Metric naming convention: <subsystem>.<metric> — e.g. battery.voltage, motor.rpm, sensor.temperature_c. Consistent naming makes dashboard queries and alerts easier to build.

Step 2 — Verify

curl https://api.plexus.company/v1/sources/robot-01/metrics/latest \ -H "x-api-key: YOUR_API_KEY"
{ "metrics": { "battery.voltage": 12.4, "battery.current_ma": 340, "sensor.temperature_c": 23.5, "sensor.humidity_pct": 54.1, "motor.rpm": 1200 } }

Step 3 — Add tags

Tags let you slice data by firmware version, location, or any dimension:

px.send("sensor.temperature_c", 23.5, tags={ "location": "warehouse-a", "firmware": "1.4.2", })

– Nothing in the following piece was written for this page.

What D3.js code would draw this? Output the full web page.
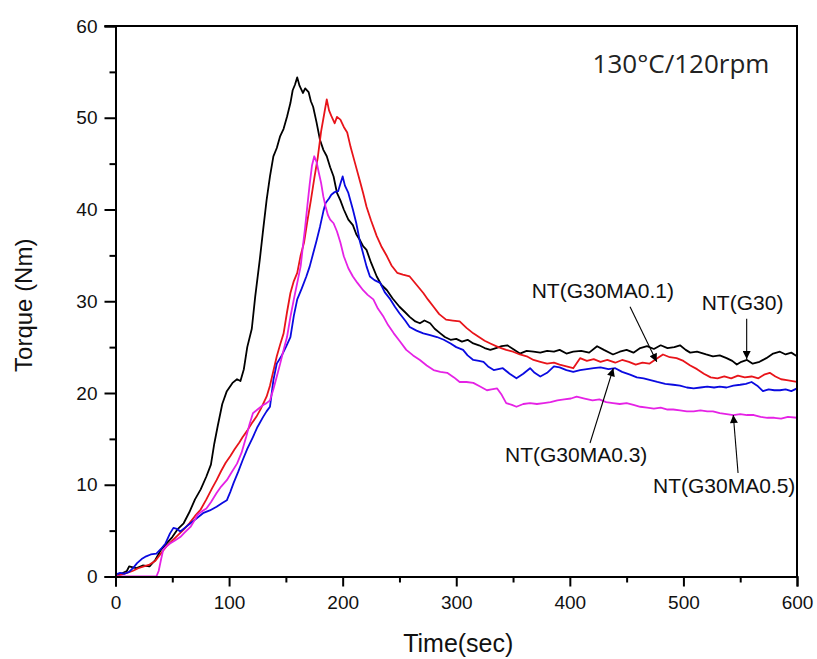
<!DOCTYPE html>
<html><head><meta charset="utf-8">
<script src="https://cdn.jsdelivr.net/npm/d3@7/dist/d3.min.js"></script>
<style>body{margin:0;background:#fff;} svg{display:block;}</style>
</head><body>
<svg id="chart" width="817" height="659"></svg>
<script>
// ---------------- DATA ----------------
const xTicks = [0, 100, 200, 300, 400, 500, 600];
const yTicks = [0, 10, 20, 30, 40, 50, 60];
const seriesNames = ["NT(G30)", "NT(G30MA0.1)", "NT(G30MA0.3)", "NT(G30MA0.5)"];
const seriesColors = ["#000000", "#e8141a", "#0a0ae0", "#e522e5"];

// [time (sec), torque (Nm)]
const g30 = [[0,0],[5,0.3],[10,0.6],[12,1.1],[18,0.9],[24,1.2],[30,1.1],[35,1.8],[40,2.9],[45,3.6],[50,4.3],[55,5.2],[60,5.8],[65,7.0],[70,8.4],[75,9.5],[80,10.9],[84,12.2],[87,14.5],[90,16.4],[94,18.8],[98,20.2],[103,21.1],[107,21.5],[110,21.3],[113,22.6],[116,25.0],[120,27.0],[123,30.5],[127,34.5],[130,37.8],[133,41.0],[136,43.6],[139,45.8],[142,46.7],[145,48.0],[148,48.8],[151,50.1],[154,51.6],[156,53.0],[158,53.6],[160,54.4],[162,53.5],[165,52.7],[167,53.2],[170,52.8],[172,51.8],[174,51.2],[177,49.5],[180,47.6],[183,46.5],[186,45.8],[189,44.6],[192,43.6],[195,41.8],[198,41.0],[201,40.0],[205,38.9],[209,38.3],[212,37.3],[215,36.7],[218,36.0],[221,35.6],[225,34.2],[230,32.7],[234,31.8],[239,31.2],[244,30.3],[250,29.4],[255,28.8],[259,28.3],[264,27.8],[268,27.6],[272,27.9],[277,27.6],[281,27.0],[286,26.5],[290,26.1],[295,25.8],[300,25.9],[305,25.6],[310,25.8],[315,25.4],[320,25.2],[325,24.9],[330,24.7],[335,24.9],[340,25.1],[345,25.2],[350,24.8],[356,24.3],[362,24.6],[368,24.5],[374,24.4],[380,24.6],[386,24.5],[391,24.7],[397,24.3],[403,24.5],[410,24.6],[417,24.4],[424,25.1],[430,24.7],[438,24.2],[444,24.5],[450,24.7],[456,24.4],[462,24.9],[468,25.1],[474,24.8],[480,25.2],[486,24.9],[492,25.0],[497,25.2],[502,24.7],[506,24.4],[512,24.5],[520,24.2],[526,24.0],[532,24.1],[538,23.8],[543,23.5],[547,23.1],[551,23.4],[556,23.6],[561,23.2],[567,23.4],[573,23.8],[579,24.3],[585,24.5],[590,24.2],[595,24.4],[600,24.0]];

const g30ma01 = [[0,0],[5,0.2],[10,0.4],[15,0.6],[20,0.9],[25,1.1],[30,1.3],[35,1.7],[40,2.5],[45,3.3],[50,3.9],[55,4.5],[60,5.1],[65,5.8],[70,6.6],[75,7.3],[80,8.4],[85,9.6],[89,10.5],[93,11.5],[97,12.4],[101,13.1],[105,13.9],[109,14.6],[112,15.2],[116,15.9],[120,16.7],[124,17.4],[128,18.3],[133,19.6],[136,20.8],[139,22.4],[142,24.0],[145,25.3],[148,26.5],[151,28.8],[154,30.9],[157,32.2],[160,33.1],[163,35.0],[166,36.4],[169,38.8],[172,41.0],[175,43.4],[178,45.6],[181,48.5],[184,50.6],[186,52.0],[188,50.8],[190,50.2],[193,49.4],[195,50.1],[198,49.8],[201,49.0],[204,48.4],[207,46.8],[211,45.0],[215,43.2],[218,41.8],[221,40.3],[225,38.8],[230,37.1],[234,36.0],[239,34.9],[243,33.9],[248,33.1],[253,32.9],[259,32.7],[265,31.8],[271,30.9],[275,30.2],[280,29.4],[285,28.6],[291,28.0],[297,27.9],[303,27.8],[309,27.1],[315,26.5],[320,26.1],[325,25.7],[330,25.4],[337,25.0],[344,24.7],[350,24.5],[356,24.2],[362,24.0],[368,23.6],[374,23.4],[380,23.2],[386,23.3],[391,23.1],[397,22.9],[403,22.7],[409,23.8],[415,23.5],[421,23.7],[427,23.4],[433,23.6],[440,23.3],[446,23.6],[452,23.4],[458,23.1],[464,23.3],[470,23.2],[476,23.7],[482,24.2],[488,23.9],[494,23.8],[500,23.5],[506,23.0],[512,22.6],[518,22.1],[524,21.7],[530,21.6],[536,21.8],[542,21.6],[548,21.9],[554,21.7],[560,21.8],[566,21.6],[571,22.0],[576,22.2],[581,21.8],[586,21.5],[591,21.4],[596,21.3],[600,21.2]];

const g30ma03 = [[0,0.2],[4,0.4],[8,0.3],[12,0.5],[16,1.0],[19,1.45],[23,1.9],[27,2.2],[31,2.4],[36,2.5],[40,3.0],[44,3.6],[48,4.7],[51,5.3],[54,5.2],[57,4.9],[61,5.3],[66,5.8],[71,6.3],[77,6.9],[83,7.2],[89,7.6],[94,8.0],[98,8.3],[101,9.2],[104,10.2],[108,11.4],[112,12.7],[116,13.9],[121,15.2],[125,16.3],[130,17.4],[133,18.0],[136,18.5],[139,21.4],[142,23.2],[146,24.0],[150,25.0],[154,26.1],[157,28.4],[160,30.2],[164,31.4],[168,32.7],[171,33.8],[174,35.2],[177,36.6],[180,38.1],[183,39.8],[185,40.7],[188,41.2],[190,41.6],[193,41.9],[196,42.0],[198,42.8],[200,43.6],[202,42.6],[205,41.8],[209,40.0],[212,38.5],[215,36.6],[218,35.2],[221,33.8],[224,32.7],[228,32.3],[233,32.0],[237,31.0],[242,30.2],[246,29.4],[250,28.7],[255,27.9],[259,27.2],[265,26.8],[271,26.5],[277,26.3],[283,26.1],[289,25.8],[295,25.4],[300,25.0],[306,24.7],[310,24.1],[315,23.6],[320,23.5],[324,23.4],[328,22.9],[333,22.5],[337,22.6],[341,22.7],[347,22.1],[353,21.6],[359,22.1],[365,22.7],[369,22.2],[374,21.8],[380,22.2],[386,22.9],[391,22.8],[397,22.5],[403,22.3],[409,22.5],[415,22.6],[421,22.7],[427,22.8],[434,22.6],[440,22.7],[446,22.3],[453,22.0],[459,21.7],[465,21.6],[471,21.4],[477,21.2],[484,21.0],[491,20.9],[497,20.8],[503,20.6],[509,20.5],[515,20.6],[521,20.7],[527,20.6],[532,20.7],[538,20.6],[544,20.8],[550,20.9],[555,21.0],[560,21.2],[565,20.8],[570,20.2],[575,20.4],[580,20.3],[585,20.3],[590,20.4],[595,20.2],[600,20.5]];

const g30ma05 = [[0,0],[10,0],[20,0],[30,0],[36,0],[38,0.6],[40,1.8],[42,2.9],[45,3.3],[48,3.6],[52,3.9],[57,4.3],[61,4.8],[66,5.4],[70,6.2],[72,6.7],[76,7.1],[80,7.4],[84,8.1],[89,9.1],[93,9.8],[98,10.5],[102,11.3],[107,12.3],[111,13.5],[115,15.2],[118,16.6],[121,17.8],[125,18.2],[130,18.7],[133,18.9],[136,19.2],[139,20.4],[142,21.8],[145,23.2],[148,24.7],[151,26.1],[154,28.3],[157,30.2],[160,32.0],[163,33.8],[165,36.0],[167,38.1],[169,40.5],[171,42.8],[173,44.8],[175,45.8],[177,45.2],[179,44.0],[181,42.9],[183,41.4],[185,40.3],[187,39.4],[189,38.9],[192,38.5],[195,37.6],[198,36.4],[201,34.9],[205,33.6],[209,32.7],[213,32.0],[218,31.2],[222,30.7],[227,30.2],[231,29.2],[236,28.3],[240,27.4],[245,26.5],[250,25.7],[256,24.7],[262,24.1],[268,23.6],[274,23.0],[280,22.5],[286,22.3],[292,22.2],[298,21.7],[303,21.2],[309,21.2],[315,21.1],[321,20.7],[327,20.3],[331,20.4],[336,20.5],[340,19.8],[344,18.9],[349,18.7],[353,18.5],[359,18.8],[365,18.9],[371,18.8],[377,18.9],[383,19.0],[389,19.2],[395,19.3],[401,19.4],[406,19.6],[413,19.4],[420,19.2],[426,19.3],[432,19.0],[438,18.9],[444,18.8],[450,18.9],[456,18.7],[462,18.5],[468,18.4],[474,18.3],[480,18.4],[486,18.2],[491,18.2],[497,18.1],[503,18.0],[509,18.0],[515,18.1],[521,18.0],[526,18.0],[532,17.8],[538,17.7],[544,17.6],[550,17.7],[556,17.6],[562,17.6],[568,17.4],[574,17.3],[580,17.3],[586,17.2],[592,17.4],[600,17.3]];

const allSeries = [g30, g30ma01, g30ma03, g30ma05];

// annotations in data units: label anchor (start, baseline) and arrow from -> to
const annLabels = ["NT(G30MA0.1)", "NT(G30)", "NT(G30MA0.3)", "NT(G30MA0.5)"];
const annTextPos = [[366.4, 30.3], [516.1, 29.05], [342.9, 12.51], [473.2, 9.07]];
const annArrowFrom = [[453.0, 29.4], [555.7, 28.1], [417.8, 14.55], [548.1, 11.28]];
const annArrowTo = [[476.5, 23.4], [555.7, 23.7], [438.3, 22.7], [543.9, 17.6]];

// ---------------- CHART ----------------
const svg = d3.select("#chart");
const L = 115.5, R = 797, T = 26, B = 576.5;
const x = d3.scaleLinear().domain([0, 600]).range([L, R]);
const y = d3.scaleLinear().domain([0, 60]).range([B, T]);
const axisFont = "'Liberation Sans', Arial, sans-serif";

// curves
const line = d3.line().x(d => x(d[0])).y(d => y(d[1]));
const clipId = "plotclip";
svg.append("clipPath").attr("id", clipId).append("rect")
  .attr("x", L).attr("y", T).attr("width", R - L).attr("height", B - T);
const gLines = svg.append("g").attr("clip-path", `url(#${clipId})`);
allSeries.forEach((s, i) => {
  gLines.append("path").datum(s)
    .attr("d", line)
    .attr("fill", "none")
    .attr("stroke", seriesColors[i])
    .attr("stroke-width", 1.8)
    .attr("stroke-linejoin", "round");
});

// frame top/right
svg.append("line").attr("x1", L - 11).attr("x2", R + 1).attr("y1", T).attr("y2", T)
  .attr("stroke", "#000").attr("stroke-width", 2);
svg.append("line").attr("x1", R).attr("x2", R).attr("y1", T).attr("y2", B + 1)
  .attr("stroke", "#000").attr("stroke-width", 2);

// axes
const xAxis = svg.append("g").attr("transform", `translate(0,${B})`)
  .call(d3.axisBottom(x).tickValues(xTicks).tickSize(10).tickPadding(9).tickFormat(d3.format("d")));
const xMinor = svg.append("g").attr("transform", `translate(0,${B})`)
  .call(d3.axisBottom(x).tickValues(d3.range(50, 600, 100)).tickSize(6).tickFormat(""));
const yAxis = svg.append("g").attr("transform", `translate(${L},0)`)
  .call(d3.axisLeft(y).tickValues(yTicks).tickSize(11).tickPadding(7).tickFormat(d3.format("d")));
const yMinor = svg.append("g").attr("transform", `translate(${L},0)`)
  .call(d3.axisLeft(y).tickValues(d3.range(5, 60, 10)).tickSize(6).tickFormat(""));

[xAxis, xMinor, yAxis, yMinor].forEach(g => {
  g.select(".domain").attr("stroke", "#000").attr("stroke-width", 2);
  g.selectAll(".tick line").attr("stroke", "#000").attr("stroke-width", 2);
  g.selectAll(".tick text").attr("font-family", axisFont).attr("font-size", 19).attr("fill", "#111");
});
xMinor.select(".domain").remove();
yMinor.select(".domain").remove();

// axis titles
svg.append("text").attr("x", (L + R) / 2 + 2).attr("y", 652)
  .attr("text-anchor", "middle").attr("font-family", axisFont).attr("font-size", 25)
  .attr("fill", "#111").text("Time(sec)");
svg.append("text").attr("transform", `translate(32,${(T + B) / 2 + 4}) rotate(-90)`)
  .attr("text-anchor", "middle").attr("font-family", axisFont).attr("font-size", 24)
  .attr("fill", "#111").text("Torque (Nm)");

// condition label
svg.append("text").attr("x", x(420)).attr("y", y(54.9))
  .attr("font-family", "'Open Sans', 'Noto Sans', sans-serif").attr("font-size", 26)
  .attr("fill", "#222").text("130°C/120rpm");

// annotations
const defs = svg.append("defs");
defs.append("marker").attr("id", "arrowhead").attr("viewBox", "0 0 10 10")
  .attr("refX", 10).attr("refY", 5).attr("markerWidth", 11).attr("markerHeight", 8)
  .attr("markerUnits", "userSpaceOnUse").attr("orient", "auto")
  .append("path").attr("d", "M0,0 L10,5 L0,10 Z").attr("fill", "#000");

annLabels.forEach((lab, i) => {
  svg.append("text").attr("x", x(annTextPos[i][0])).attr("y", y(annTextPos[i][1]))
    .attr("font-family", axisFont).attr("font-size", 21).attr("fill", "#111").text(lab);
  svg.append("line")
    .attr("x1", x(annArrowFrom[i][0])).attr("y1", y(annArrowFrom[i][1]))
    .attr("x2", x(annArrowTo[i][0])).attr("y2", y(annArrowTo[i][1]))
    .attr("stroke", "#000").attr("stroke-width", 1.1)
    .attr("marker-end", "url(#arrowhead)");
});
</script>
</body></html>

Tags are indexed and queryable — keep them low-cardinality (not UUIDs or timestamps).

Step 4 — Send events

For state changes, faults, or any non-numeric data, use data_class="event":

px.send("motor.state_change", {"from": "IDLE", "to": "RUNNING"}, data_class="event") px.send("device.fault", {"code": "E_MOTOR_STALL", "sensor": "encoder"}, data_class="event")

Events appear in the Logs endpoint, separate from numeric metrics.